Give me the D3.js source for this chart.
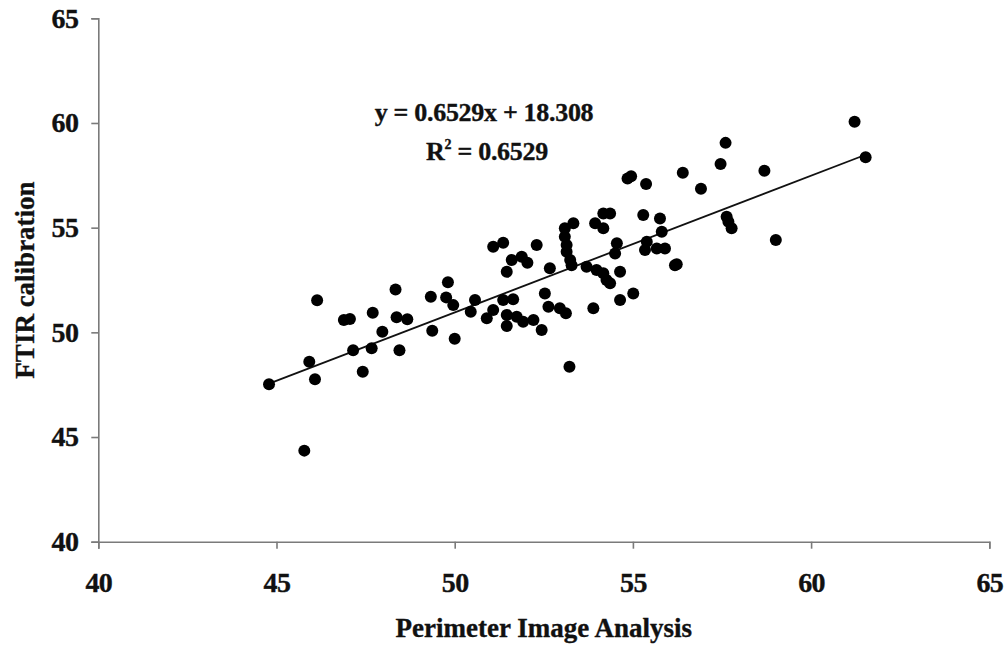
<!DOCTYPE html>
<html><head><meta charset="utf-8">
<script src="https://cdn.jsdelivr.net/npm/d3@7"></script>
<style>body{margin:0;background:#fff;} svg{display:block;}</style>
</head><body>
<svg id="c" width="1005" height="645"></svg>
<script>
const xValues = [44.79,45.78,45.92,46.08,46.14,46.89,47.06,47.15,47.42,47.70,47.67,47.97,48.34,48.37,48.67,48.45,49.33,49.37,49.81,49.76,49.96,50.00,50.45,50.57,50.90,51.08,51.08,51.36,51.46,51.60,51.88,52.04,52.30,51.36,51.64,51.46,51.46,51.74,51.92,52.21,52.44,52.53,52.63,52.67,52.95,53.12,53.22,53.09,53.33,53.09,53.14,53.14,53.24,53.28,53.70,53.89,53.94,54.17,54.36,54.17,53.98,54.17,54.26,54.36,54.64,54.55,54.50,54.64,55.01,55.29,55.76,55.81,55.39,55.34,55.67,55.90,56.18,61.22,61.53,57.60,57.46,58.69,56.40,56.91,54.85,55.37,57.63,57.68,57.77,59.01,56.23,54.95];
const yValues = [47.52,44.35,48.60,47.76,51.53,50.59,50.64,49.15,48.12,50.94,49.24,50.03,52.05,50.72,50.62,49.15,51.70,50.08,52.39,51.67,51.30,49.69,50.98,51.54,50.67,51.07,54.09,54.28,52.89,53.45,53.61,53.32,54.17,51.54,51.58,50.83,50.30,50.75,50.51,50.59,50.11,51.86,51.22,53.06,51.15,50.91,48.36,54.97,55.21,54.57,54.17,53.85,53.45,53.21,53.13,51.15,55.21,55.68,55.68,54.97,52.98,52.82,52.50,52.34,52.89,54.25,53.77,51.54,51.86,55.60,55.44,54.80,54.33,53.93,54.01,54.01,53.21,60.06,58.36,59.05,58.04,57.72,57.62,56.86,57.35,57.08,55.52,55.28,54.97,54.41,53.25,57.45];
const xTicks = [40,45,50,55,60,65];
const yTicks = [40,45,50,55,60,65];
const slope = 0.6529, intercept = 18.308;
const equationText = "y = 0.6529x + 18.308";
const r2Label = "0.6529";
const xTitle = "Perimeter Image Analysis";
const yTitle = "FTIR calibration";

const svg = d3.select("#c");
const font = "'Liberation Serif', 'Times New Roman', serif";
const x = d3.scaleLinear().domain([40,65]).range([98.3,989.3]);
const y = d3.scaleLinear().domain([40,65]).range([541.7,18.3]);
const axisColor = "#7a7a7a";
const textStyle = sel => sel.attr("font-family",font).attr("font-weight","bold")
  .attr("fill","#111").attr("stroke","#111").attr("stroke-width",0.35);

const xa = svg.append("g").attr("transform",`translate(0,${y(40)})`)
  .call(d3.axisBottom(x).tickValues(xTicks).tickSize(7).tickSizeOuter(7).tickPadding(22));
const ya = svg.append("g").attr("transform",`translate(${x(40)},0)`)
  .call(d3.axisLeft(y).tickValues(yTicks).tickSize(7).tickSizeOuter(7).tickPadding(13));
[xa,ya].forEach(a=>{
  a.selectAll("path,line").attr("stroke",axisColor).attr("stroke-width",1.6);
  a.selectAll("text").call(textStyle).attr("font-size",28).attr("letter-spacing","-0.6px");
});
xa.selectAll("text").attr("dy","0.35em").attr("y",41);

svg.append("text").attr("x",(x(40)+x(65))/2).attr("y",637).attr("text-anchor","middle")
  .call(textStyle).attr("font-size",27).text(xTitle);
svg.append("text").attr("transform",`translate(34,${(y(40)+y(65))/2}) rotate(-90)`).attr("text-anchor","middle")
  .call(textStyle).attr("font-size",27).text(yTitle);

const xmin = d3.min(xValues), xmax = d3.max(xValues);
svg.append("line").attr("x1",x(xmin)).attr("y1",y(slope*xmin+intercept))
  .attr("x2",x(xmax)).attr("y2",y(slope*xmax+intercept)).attr("stroke","#111").attr("stroke-width",1.8);

svg.append("g").selectAll("circle").data(xValues.map((v,i)=>[v,yValues[i]])).join("circle")
  .attr("cx",d=>x(d[0])).attr("cy",d=>y(d[1])).attr("r",6).attr("fill","#000");

svg.append("text").attr("x",484).attr("y",121).attr("text-anchor","middle")
  .call(textStyle).attr("font-size",26).attr("letter-spacing","-0.3px").text(equationText);
const r2 = svg.append("text").attr("x",487).attr("y",160).attr("text-anchor","middle")
  .call(textStyle).attr("font-size",26).attr("letter-spacing","-0.3px");
r2.append("tspan").text("R");
r2.append("tspan").attr("font-size",14).attr("dy",-11).text("2");
r2.append("tspan").attr("dy",11).text(" = " + r2Label);
</script>
</body></html>
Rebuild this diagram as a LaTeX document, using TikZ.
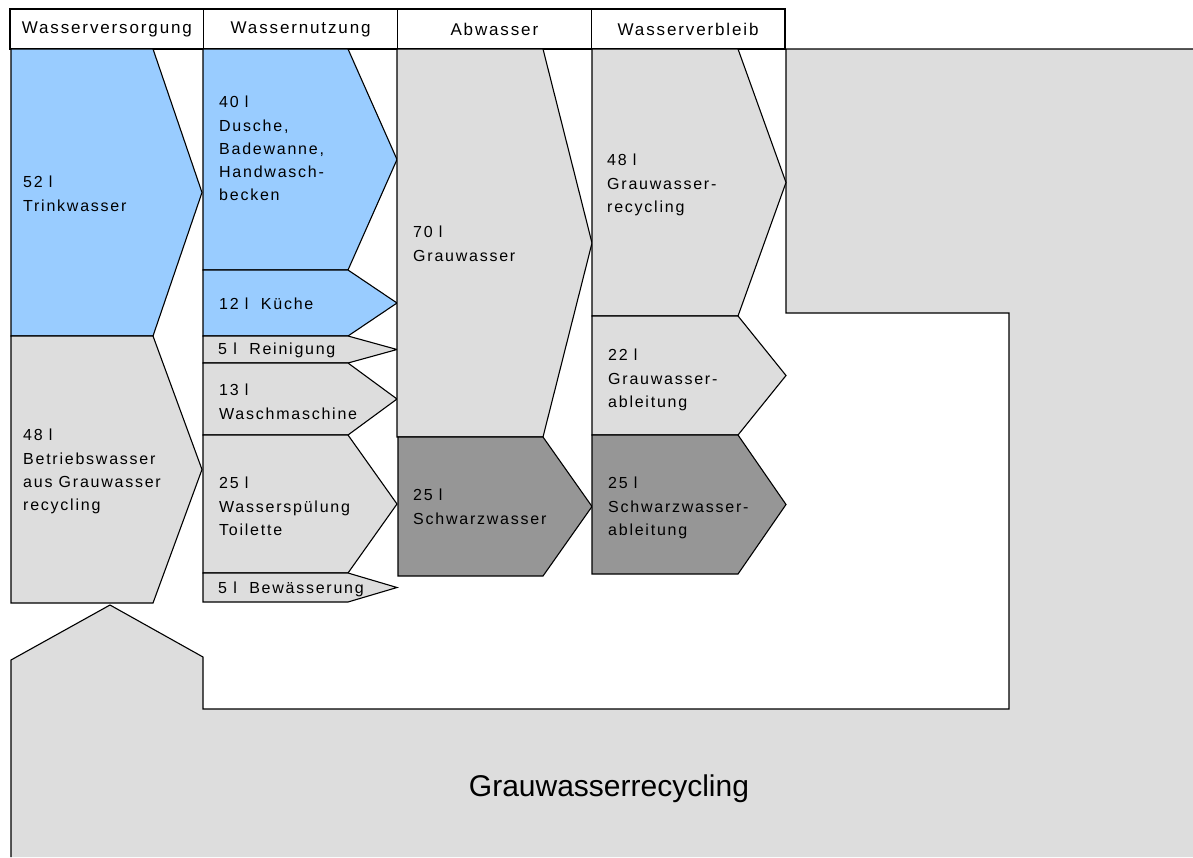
\documentclass[tikz,border=0pt]{standalone}
\usepackage{fontspec}
\setmainfont{Liberation Sans}
\newfontfamily\boxfont[LetterSpace=11]{Liberation Sans}
\usepackage{tikz}
\usetikzlibrary{positioning}
\definecolor{trinkblau}{HTML}{99CCFF}
\definecolor{hellgrau}{HTML}{DDDDDD}
\definecolor{dunkelgrau}{HTML}{969696}
% chevron: style, left, top, right, tip, bottom
\newcommand{\pfeil}[6]{%
  \draw[#1] (#2,#3) -- (#4,#3) -- (#5,{(#3+#6)/2}) -- (#4,#6) -- (#2,#6) -- cycle;}

\begin{document}
\begin{tikzpicture}[
    x=1pt, y=-1pt,
    every node/.style={font=\boxfont\fontsize{16}{23.3}\selectfont,
                       inner sep=0pt, anchor=north west, align=left},
    hdr/.style={draw, line width=1.1pt, minimum width=193.75pt,
                minimum height=40pt, outer sep=0pt, align=center,
                font=\boxfont\fontsize{17}{20}\selectfont},
    blau/.style={draw, line width=1.1pt, fill=trinkblau},
    hell/.style={draw, line width=1.1pt, fill=hellgrau},
    dunkel/.style={draw, line width=1.1pt, fill=dunkelgrau},
    gross/.style={font=\fontsize{30}{36}\selectfont, anchor=center}
]
\useasboundingbox (0,0) rectangle (1193,857);

% Grauwasserrecycling (background)
\fill[hellgrau] (11,857) -- (11,660) -- (110,605) -- (203,657) -- (203,709)
    -- (1009,709) -- (1009,313) -- (786,313) -- (786,49) -- (1193,49)
    -- (1193,857) -- cycle;
\draw[line width=1.1pt] (11,857) -- (11,660) -- (110,605) -- (203,657)
    -- (203,709) -- (1009,709) -- (1009,313) -- (786,313) -- (786,49)
    -- (1193,49);
\node[gross] (recycling) at (609,789) {Grauwasserrecycling};

% Header
\node[hdr, anchor=north west] (versorgung) at (10,9) {Wasserversorgung};
\node[hdr, right=0pt of versorgung] (nutzung) {Wassernutzung};
\node[hdr, right=0pt of nutzung] (abwasser) {Abwasser};
\node[hdr, right=0pt of abwasser] (verbleib) {Wasserverbleib};

% Wasserversorgung
\pfeil{blau}{11}{49}{153}{202}{336}
\pfeil{hell}{11}{336}{153}{202}{603}
\node (trink) at (23,176) {52 l\\Trinkwasser};
\node (betrieb) at (23,429) {48 l\\Betriebswasser\\aus Grauwasser\\recycling};

% Wassernutzung
\pfeil{blau}{203}{49}{348}{397}{270}
\pfeil{blau}{203}{270}{348}{397}{336}
\pfeil{hell}{203}{336}{348}{397}{363}
\pfeil{hell}{203}{363}{348}{397}{435}
\pfeil{hell}{203}{435}{348}{397}{573}
\pfeil{hell}{203}{573}{348}{397}{602}
\node (dusche) at (219,96) {40 l\\Dusche,\\Badewanne,\\Handwasch-\\becken};
\node (kueche) at (219,298) {12 l\ \ Küche};
\node (reinigung) at (218,343) {5 l\ \ Reinigung};
\node (wasch) at (219,384) {13 l\\Waschmaschine};
\node (toilette) at (219,477) {25 l\\Wasserspülung\\Toilette};
\node (bewaesserung) at (218,582) {5 l\ \ Bewässerung};

% Abwasser
\pfeil{hell}{397}{49}{543}{592}{437}
\pfeil{dunkel}{398}{437}{543}{592}{576}
\node (grauwasser) at (413,226) {70 l\\Grauwasser};
\node (schwarzwasser) at (413,489) {25 l\\Schwarzwasser};

% Wasserverbleib
\pfeil{hell}{592}{49}{738}{786}{316}
\pfeil{hell}{592}{316}{738}{786}{435}
\pfeil{dunkel}{592}{435}{738}{786}{574}
\node (graurec) at (607,154) {48 l\\Grauwasser-\\recycling};
\node (grauabl) at (608,349) {22 l\\Grauwasser-\\ableitung};
\node (schwarzabl) at (608,477) {25 l\\Schwarzwasser-\\ableitung};

\end{tikzpicture}
\end{document}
* * * * * * *
Objective: With the pictures removed from your copy, retype the lines above from the one that contains "Rebuild this diagram" through the one that contains "(recycling) at (609,789)", exactly.

Output:
Rebuild this diagram as a LaTeX document, using TikZ.
\documentclass[tikz,border=0pt]{standalone}
\usepackage{fontspec}
\setmainfont{Liberation Sans}
\newfontfamily\boxfont[LetterSpace=11]{Liberation Sans}
\usepackage{tikz}
\usetikzlibrary{positioning}
\definecolor{trinkblau}{HTML}{99CCFF}
\definecolor{hellgrau}{HTML}{DDDDDD}
\definecolor{dunkelgrau}{HTML}{969696}
% chevron: style, left, top, right, tip, bottom
\newcommand{\pfeil}[6]{%
  \draw[#1] (#2,#3) -- (#4,#3) -- (#5,{(#3+#6)/2}) -- (#4,#6) -- (#2,#6) -- cycle;}

\begin{document}
\begin{tikzpicture}[
    x=1pt, y=-1pt,
    every node/.style={font=\boxfont\fontsize{16}{23.3}\selectfont,
                       inner sep=0pt, anchor=north west, align=left},
    hdr/.style={draw, line width=1.1pt, minimum width=193.75pt,
                minimum height=40pt, outer sep=0pt, align=center,
                font=\boxfont\fontsize{17}{20}\selectfont},
    blau/.style={draw, line width=1.1pt, fill=trinkblau},
    hell/.style={draw, line width=1.1pt, fill=hellgrau},
    dunkel/.style={draw, line width=1.1pt, fill=dunkelgrau},
    gross/.style={font=\fontsize{30}{36}\selectfont, anchor=center}
]
\useasboundingbox (0,0) rectangle (1193,857);

% Grauwasserrecycling (background)
\fill[hellgrau] (11,857) -- (11,660) -- (110,605) -- (203,657) -- (203,709)
    -- (1009,709) -- (1009,313) -- (786,313) -- (786,49) -- (1193,49)
    -- (1193,857) -- cycle;
\draw[line width=1.1pt] (11,857) -- (11,660) -- (110,605) -- (203,657)
    -- (203,709) -- (1009,709) -- (1009,313) -- (786,313) -- (786,49)
    -- (1193,49);
\node[gross] (recycling) at (609,789) {Grauwasserrecycling};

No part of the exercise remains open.